▶ **Exercise details**: Restate each line of the listing exactly, without carrying over any pictures.

▶ **Supplied material**:
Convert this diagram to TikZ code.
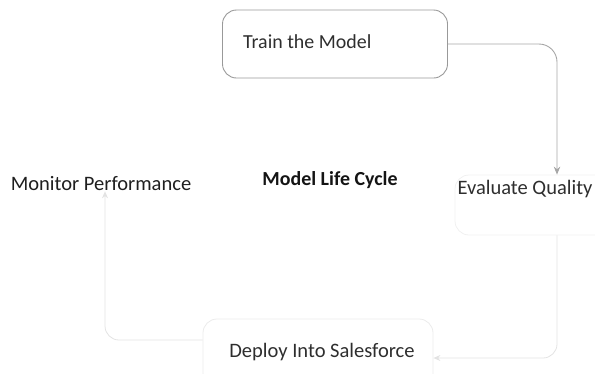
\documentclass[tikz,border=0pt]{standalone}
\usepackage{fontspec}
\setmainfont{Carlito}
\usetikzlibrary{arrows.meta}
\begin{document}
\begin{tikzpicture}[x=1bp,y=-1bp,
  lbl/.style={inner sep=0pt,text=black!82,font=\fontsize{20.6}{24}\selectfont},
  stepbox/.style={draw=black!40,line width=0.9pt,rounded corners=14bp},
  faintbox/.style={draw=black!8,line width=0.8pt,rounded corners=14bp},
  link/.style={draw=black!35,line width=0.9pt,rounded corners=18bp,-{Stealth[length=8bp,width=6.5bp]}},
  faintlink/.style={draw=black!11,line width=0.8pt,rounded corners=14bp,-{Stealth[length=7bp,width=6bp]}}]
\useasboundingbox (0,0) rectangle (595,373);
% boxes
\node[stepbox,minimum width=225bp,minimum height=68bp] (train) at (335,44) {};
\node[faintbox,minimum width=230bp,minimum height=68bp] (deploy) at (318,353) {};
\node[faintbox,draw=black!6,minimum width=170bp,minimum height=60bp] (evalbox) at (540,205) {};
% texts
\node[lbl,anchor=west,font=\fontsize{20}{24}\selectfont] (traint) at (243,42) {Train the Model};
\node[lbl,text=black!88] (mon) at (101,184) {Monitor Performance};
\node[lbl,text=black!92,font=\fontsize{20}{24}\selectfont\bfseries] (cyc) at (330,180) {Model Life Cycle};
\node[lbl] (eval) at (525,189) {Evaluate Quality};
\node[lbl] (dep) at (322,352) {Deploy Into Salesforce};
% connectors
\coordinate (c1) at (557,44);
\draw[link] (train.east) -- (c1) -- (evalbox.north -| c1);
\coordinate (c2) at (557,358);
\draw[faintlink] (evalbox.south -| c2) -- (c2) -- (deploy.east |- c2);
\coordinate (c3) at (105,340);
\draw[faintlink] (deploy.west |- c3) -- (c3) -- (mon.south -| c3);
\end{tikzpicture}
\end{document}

▶ **Response**:
Convert this diagram to TikZ code.
\documentclass[tikz,border=0pt]{standalone}
\usepackage{fontspec}
\setmainfont{Carlito}
\usetikzlibrary{arrows.meta}
\begin{document}
\begin{tikzpicture}[x=1bp,y=-1bp,
  lbl/.style={inner sep=0pt,text=black!82,font=\fontsize{20.6}{24}\selectfont},
  stepbox/.style={draw=black!40,line width=0.9pt,rounded corners=14bp},
  faintbox/.style={draw=black!8,line width=0.8pt,rounded corners=14bp},
  link/.style={draw=black!35,line width=0.9pt,rounded corners=18bp,-{Stealth[length=8bp,width=6.5bp]}},
  faintlink/.style={draw=black!11,line width=0.8pt,rounded corners=14bp,-{Stealth[length=7bp,width=6bp]}}]
\useasboundingbox (0,0) rectangle (595,373);
% boxes
\node[stepbox,minimum width=225bp,minimum height=68bp] (train) at (335,44) {};
\node[faintbox,minimum width=230bp,minimum height=68bp] (deploy) at (318,353) {};
\node[faintbox,draw=black!6,minimum width=170bp,minimum height=60bp] (evalbox) at (540,205) {};
% texts
\node[lbl,anchor=west,font=\fontsize{20}{24}\selectfont] (traint) at (243,42) {Train the Model};
\node[lbl,text=black!88] (mon) at (101,184) {Monitor Performance};
\node[lbl,text=black!92,font=\fontsize{20}{24}\selectfont\bfseries] (cyc) at (330,180) {Model Life Cycle};
\node[lbl] (eval) at (525,189) {Evaluate Quality};
\node[lbl] (dep) at (322,352) {Deploy Into Salesforce};
% connectors
\coordinate (c1) at (557,44);
\draw[link] (train.east) -- (c1) -- (evalbox.north -| c1);
\coordinate (c2) at (557,358);
\draw[faintlink] (evalbox.south -| c2) -- (c2) -- (deploy.east |- c2);
\coordinate (c3) at (105,340);
\draw[faintlink] (deploy.west |- c3) -- (c3) -- (mon.south -| c3);
\end{tikzpicture}
\end{document}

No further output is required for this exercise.